[Start]

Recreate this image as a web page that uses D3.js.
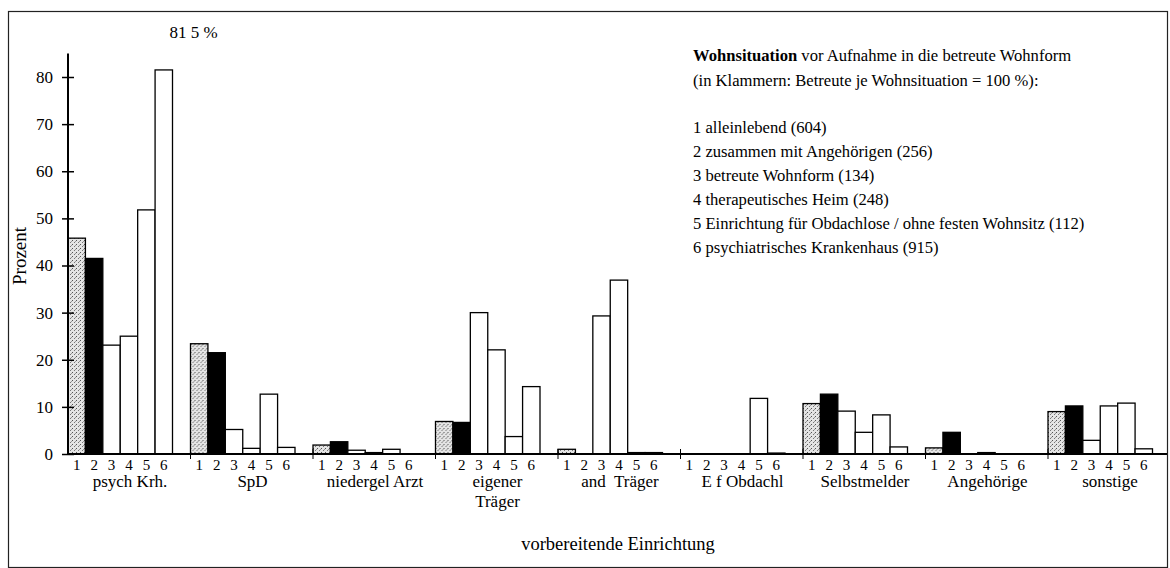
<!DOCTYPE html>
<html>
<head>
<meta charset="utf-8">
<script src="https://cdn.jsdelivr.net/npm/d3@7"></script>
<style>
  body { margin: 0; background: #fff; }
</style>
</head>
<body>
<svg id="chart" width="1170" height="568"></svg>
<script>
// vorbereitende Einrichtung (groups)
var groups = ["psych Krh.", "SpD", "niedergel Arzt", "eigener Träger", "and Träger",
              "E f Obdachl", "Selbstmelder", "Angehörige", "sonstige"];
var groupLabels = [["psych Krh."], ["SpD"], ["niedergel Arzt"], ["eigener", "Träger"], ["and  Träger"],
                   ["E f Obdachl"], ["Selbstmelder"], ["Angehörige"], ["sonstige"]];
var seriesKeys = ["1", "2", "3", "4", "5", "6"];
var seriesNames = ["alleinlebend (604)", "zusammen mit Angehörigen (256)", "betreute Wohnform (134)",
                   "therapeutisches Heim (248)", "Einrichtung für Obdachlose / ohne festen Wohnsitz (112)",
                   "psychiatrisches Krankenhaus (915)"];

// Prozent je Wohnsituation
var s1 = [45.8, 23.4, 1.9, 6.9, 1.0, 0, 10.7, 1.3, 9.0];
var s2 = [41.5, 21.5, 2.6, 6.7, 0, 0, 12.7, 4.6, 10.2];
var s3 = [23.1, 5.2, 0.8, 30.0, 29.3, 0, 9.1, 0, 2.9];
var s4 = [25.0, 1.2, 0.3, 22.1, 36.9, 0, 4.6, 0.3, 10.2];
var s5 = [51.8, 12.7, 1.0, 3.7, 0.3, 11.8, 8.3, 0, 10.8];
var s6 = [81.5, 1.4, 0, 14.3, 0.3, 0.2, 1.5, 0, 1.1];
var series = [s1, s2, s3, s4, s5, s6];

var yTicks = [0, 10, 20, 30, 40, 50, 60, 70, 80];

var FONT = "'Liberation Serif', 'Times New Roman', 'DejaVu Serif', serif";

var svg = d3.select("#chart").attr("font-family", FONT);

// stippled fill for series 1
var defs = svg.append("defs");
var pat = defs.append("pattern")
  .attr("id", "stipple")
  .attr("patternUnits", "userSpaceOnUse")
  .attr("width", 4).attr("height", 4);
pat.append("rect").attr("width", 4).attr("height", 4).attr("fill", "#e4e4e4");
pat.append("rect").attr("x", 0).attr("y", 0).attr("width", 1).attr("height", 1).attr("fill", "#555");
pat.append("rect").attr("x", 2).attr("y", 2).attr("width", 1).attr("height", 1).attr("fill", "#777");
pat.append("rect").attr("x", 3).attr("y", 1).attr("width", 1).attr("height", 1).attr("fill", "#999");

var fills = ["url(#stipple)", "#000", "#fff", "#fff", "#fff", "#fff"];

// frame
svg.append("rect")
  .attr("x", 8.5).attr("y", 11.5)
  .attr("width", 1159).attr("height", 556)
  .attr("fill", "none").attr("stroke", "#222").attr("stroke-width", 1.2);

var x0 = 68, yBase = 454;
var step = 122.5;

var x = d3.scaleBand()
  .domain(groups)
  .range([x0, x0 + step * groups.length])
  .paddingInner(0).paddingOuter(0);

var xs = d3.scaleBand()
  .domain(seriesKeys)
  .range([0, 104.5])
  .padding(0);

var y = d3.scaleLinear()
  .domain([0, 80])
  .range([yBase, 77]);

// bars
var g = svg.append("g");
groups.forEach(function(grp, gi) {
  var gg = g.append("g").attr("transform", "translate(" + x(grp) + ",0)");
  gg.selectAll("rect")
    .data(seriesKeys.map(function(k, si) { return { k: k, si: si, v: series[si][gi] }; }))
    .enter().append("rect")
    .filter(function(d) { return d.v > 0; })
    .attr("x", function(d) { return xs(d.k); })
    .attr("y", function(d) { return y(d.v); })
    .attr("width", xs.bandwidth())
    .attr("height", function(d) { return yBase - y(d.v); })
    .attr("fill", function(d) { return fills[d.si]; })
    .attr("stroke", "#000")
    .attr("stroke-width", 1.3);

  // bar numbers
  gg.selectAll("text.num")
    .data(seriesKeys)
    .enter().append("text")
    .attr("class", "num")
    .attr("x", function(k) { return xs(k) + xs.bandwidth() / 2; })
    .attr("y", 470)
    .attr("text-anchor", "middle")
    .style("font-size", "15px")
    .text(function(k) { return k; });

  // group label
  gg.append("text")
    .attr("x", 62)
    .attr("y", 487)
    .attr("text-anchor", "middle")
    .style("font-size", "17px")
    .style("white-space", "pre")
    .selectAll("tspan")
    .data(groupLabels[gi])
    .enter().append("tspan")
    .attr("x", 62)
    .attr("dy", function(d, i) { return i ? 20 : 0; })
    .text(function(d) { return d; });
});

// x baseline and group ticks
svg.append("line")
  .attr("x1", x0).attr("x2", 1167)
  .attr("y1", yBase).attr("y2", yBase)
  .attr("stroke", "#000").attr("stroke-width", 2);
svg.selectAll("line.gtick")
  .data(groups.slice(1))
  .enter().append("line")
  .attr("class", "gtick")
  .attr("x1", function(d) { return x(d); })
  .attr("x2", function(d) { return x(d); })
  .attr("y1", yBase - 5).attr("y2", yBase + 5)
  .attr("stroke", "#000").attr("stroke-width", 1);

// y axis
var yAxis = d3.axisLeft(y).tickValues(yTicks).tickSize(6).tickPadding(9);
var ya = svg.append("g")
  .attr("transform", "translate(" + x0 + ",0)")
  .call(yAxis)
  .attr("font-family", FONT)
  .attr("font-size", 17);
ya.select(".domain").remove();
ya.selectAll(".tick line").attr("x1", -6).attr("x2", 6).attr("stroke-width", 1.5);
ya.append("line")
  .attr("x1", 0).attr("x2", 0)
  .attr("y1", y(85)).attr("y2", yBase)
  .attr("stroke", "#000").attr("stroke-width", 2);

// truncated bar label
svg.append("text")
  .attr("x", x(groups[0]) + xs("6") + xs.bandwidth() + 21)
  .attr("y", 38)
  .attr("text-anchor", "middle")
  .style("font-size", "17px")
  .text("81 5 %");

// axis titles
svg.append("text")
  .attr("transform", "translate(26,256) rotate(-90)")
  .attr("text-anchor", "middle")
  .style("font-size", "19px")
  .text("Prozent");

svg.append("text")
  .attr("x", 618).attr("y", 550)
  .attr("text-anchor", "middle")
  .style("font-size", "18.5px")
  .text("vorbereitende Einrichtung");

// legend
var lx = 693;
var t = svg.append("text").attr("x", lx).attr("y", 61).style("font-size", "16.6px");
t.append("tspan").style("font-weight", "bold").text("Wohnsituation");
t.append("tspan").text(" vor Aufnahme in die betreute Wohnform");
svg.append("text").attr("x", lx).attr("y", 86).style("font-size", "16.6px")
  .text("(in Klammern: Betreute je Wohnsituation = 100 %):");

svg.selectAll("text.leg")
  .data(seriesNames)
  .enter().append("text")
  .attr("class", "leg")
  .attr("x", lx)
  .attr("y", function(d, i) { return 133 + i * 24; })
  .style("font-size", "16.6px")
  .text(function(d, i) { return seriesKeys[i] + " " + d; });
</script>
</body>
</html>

[End]

*DO THIS*
Return all of the data exactly as written, and drop the pictures.

*TASK SOLUTION*
Recreate this image as a web page that uses D3.js.
<!DOCTYPE html>
<html>
<head>
<meta charset="utf-8">
<script src="https://cdn.jsdelivr.net/npm/d3@7"></script>
<style>
  body { margin: 0; background: #fff; }
</style>
</head>
<body>
<svg id="chart" width="1170" height="568"></svg>
<script>
// vorbereitende Einrichtung (groups)
var groups = ["psych Krh.", "SpD", "niedergel Arzt", "eigener Träger", "and Träger",
              "E f Obdachl", "Selbstmelder", "Angehörige", "sonstige"];
var groupLabels = [["psych Krh."], ["SpD"], ["niedergel Arzt"], ["eigener", "Träger"], ["and  Träger"],
                   ["E f Obdachl"], ["Selbstmelder"], ["Angehörige"], ["sonstige"]];
var seriesKeys = ["1", "2", "3", "4", "5", "6"];
var seriesNames = ["alleinlebend (604)", "zusammen mit Angehörigen (256)", "betreute Wohnform (134)",
                   "therapeutisches Heim (248)", "Einrichtung für Obdachlose / ohne festen Wohnsitz (112)",
                   "psychiatrisches Krankenhaus (915)"];

// Prozent je Wohnsituation
var s1 = [45.8, 23.4, 1.9, 6.9, 1.0, 0, 10.7, 1.3, 9.0];
var s2 = [41.5, 21.5, 2.6, 6.7, 0, 0, 12.7, 4.6, 10.2];
var s3 = [23.1, 5.2, 0.8, 30.0, 29.3, 0, 9.1, 0, 2.9];
var s4 = [25.0, 1.2, 0.3, 22.1, 36.9, 0, 4.6, 0.3, 10.2];
var s5 = [51.8, 12.7, 1.0, 3.7, 0.3, 11.8, 8.3, 0, 10.8];
var s6 = [81.5, 1.4, 0, 14.3, 0.3, 0.2, 1.5, 0, 1.1];
var series = [s1, s2, s3, s4, s5, s6];

var yTicks = [0, 10, 20, 30, 40, 50, 60, 70, 80];

var FONT = "'Liberation Serif', 'Times New Roman', 'DejaVu Serif', serif";

var svg = d3.select("#chart").attr("font-family", FONT);

// stippled fill for series 1
var defs = svg.append("defs");
var pat = defs.append("pattern")
  .attr("id", "stipple")
  .attr("patternUnits", "userSpaceOnUse")
  .attr("width", 4).attr("height", 4);
pat.append("rect").attr("width", 4).attr("height", 4).attr("fill", "#e4e4e4");
pat.append("rect").attr("x", 0).attr("y", 0).attr("width", 1).attr("height", 1).attr("fill", "#555");
pat.append("rect").attr("x", 2).attr("y", 2).attr("width", 1).attr("height", 1).attr("fill", "#777");
pat.append("rect").attr("x", 3).attr("y", 1).attr("width", 1).attr("height", 1).attr("fill", "#999");

var fills = ["url(#stipple)", "#000", "#fff", "#fff", "#fff", "#fff"];

// frame
svg.append("rect")
  .attr("x", 8.5).attr("y", 11.5)
  .attr("width", 1159).attr("height", 556)
  .attr("fill", "none").attr("stroke", "#222").attr("stroke-width", 1.2);

var x0 = 68, yBase = 454;
var step = 122.5;

var x = d3.scaleBand()
  .domain(groups)
  .range([x0, x0 + step * groups.length])
  .paddingInner(0).paddingOuter(0);

var xs = d3.scaleBand()
  .domain(seriesKeys)
  .range([0, 104.5])
  .padding(0);

var y = d3.scaleLinear()
  .domain([0, 80])
  .range([yBase, 77]);

// bars
var g = svg.append("g");
groups.forEach(function(grp, gi) {
  var gg = g.append("g").attr("transform", "translate(" + x(grp) + ",0)");
  gg.selectAll("rect")
    .data(seriesKeys.map(function(k, si) { return { k: k, si: si, v: series[si][gi] }; }))
    .enter().append("rect")
    .filter(function(d) { return d.v > 0; })
    .attr("x", function(d) { return xs(d.k); })
    .attr("y", function(d) { return y(d.v); })
    .attr("width", xs.bandwidth())
    .attr("height", function(d) { return yBase - y(d.v); })
    .attr("fill", function(d) { return fills[d.si]; })
    .attr("stroke", "#000")
    .attr("stroke-width", 1.3);

  // bar numbers
  gg.selectAll("text.num")
    .data(seriesKeys)
    .enter().append("text")
    .attr("class", "num")
    .attr("x", function(k) { return xs(k) + xs.bandwidth() / 2; })
    .attr("y", 470)
    .attr("text-anchor", "middle")
    .style("font-size", "15px")
    .text(function(k) { return k; });

  // group label
  gg.append("text")
    .attr("x", 62)
    .attr("y", 487)
    .attr("text-anchor", "middle")
    .style("font-size", "17px")
    .style("white-space", "pre")
    .selectAll("tspan")
    .data(groupLabels[gi])
    .enter().append("tspan")
    .attr("x", 62)
    .attr("dy", function(d, i) { return i ? 20 : 0; })
    .text(function(d) { return d; });
});

// x baseline and group ticks
svg.append("line")
  .attr("x1", x0).attr("x2", 1167)
  .attr("y1", yBase).attr("y2", yBase)
  .attr("stroke", "#000").attr("stroke-width", 2);
svg.selectAll("line.gtick")
  .data(groups.slice(1))
  .enter().append("line")
  .attr("class", "gtick")
  .attr("x1", function(d) { return x(d); })
  .attr("x2", function(d) { return x(d); })
  .attr("y1", yBase - 5).attr("y2", yBase + 5)
  .attr("stroke", "#000").attr("stroke-width", 1);

// y axis
var yAxis = d3.axisLeft(y).tickValues(yTicks).tickSize(6).tickPadding(9);
var ya = svg.append("g")
  .attr("transform", "translate(" + x0 + ",0)")
  .call(yAxis)
  .attr("font-family", FONT)
  .attr("font-size", 17);
ya.select(".domain").remove();
ya.selectAll(".tick line").attr("x1", -6).attr("x2", 6).attr("stroke-width", 1.5);
ya.append("line")
  .attr("x1", 0).attr("x2", 0)
  .attr("y1", y(85)).attr("y2", yBase)
  .attr("stroke", "#000").attr("stroke-width", 2);

// truncated bar label
svg.append("text")
  .attr("x", x(groups[0]) + xs("6") + xs.bandwidth() + 21)
  .attr("y", 38)
  .attr("text-anchor", "middle")
  .style("font-size", "17px")
  .text("81 5 %");

// axis titles
svg.append("text")
  .attr("transform", "translate(26,256) rotate(-90)")
  .attr("text-anchor", "middle")
  .style("font-size", "19px")
  .text("Prozent");

svg.append("text")
  .attr("x", 618).attr("y", 550)
  .attr("text-anchor", "middle")
  .style("font-size", "18.5px")
  .text("vorbereitende Einrichtung");

// legend
var lx = 693;
var t = svg.append("text").attr("x", lx).attr("y", 61).style("font-size", "16.6px");
t.append("tspan").style("font-weight", "bold").text("Wohnsituation");
t.append("tspan").text(" vor Aufnahme in die betreute Wohnform");
svg.append("text").attr("x", lx).attr("y", 86).style("font-size", "16.6px")
  .text("(in Klammern: Betreute je Wohnsituation = 100 %):");

svg.selectAll("text.leg")
  .data(seriesNames)
  .enter().append("text")
  .attr("class", "leg")
  .attr("x", lx)
  .attr("y", function(d, i) { return 133 + i * 24; })
  .style("font-size", "16.6px")
  .text(function(d, i) { return seriesKeys[i] + " " + d; });
</script>
</body>
</html>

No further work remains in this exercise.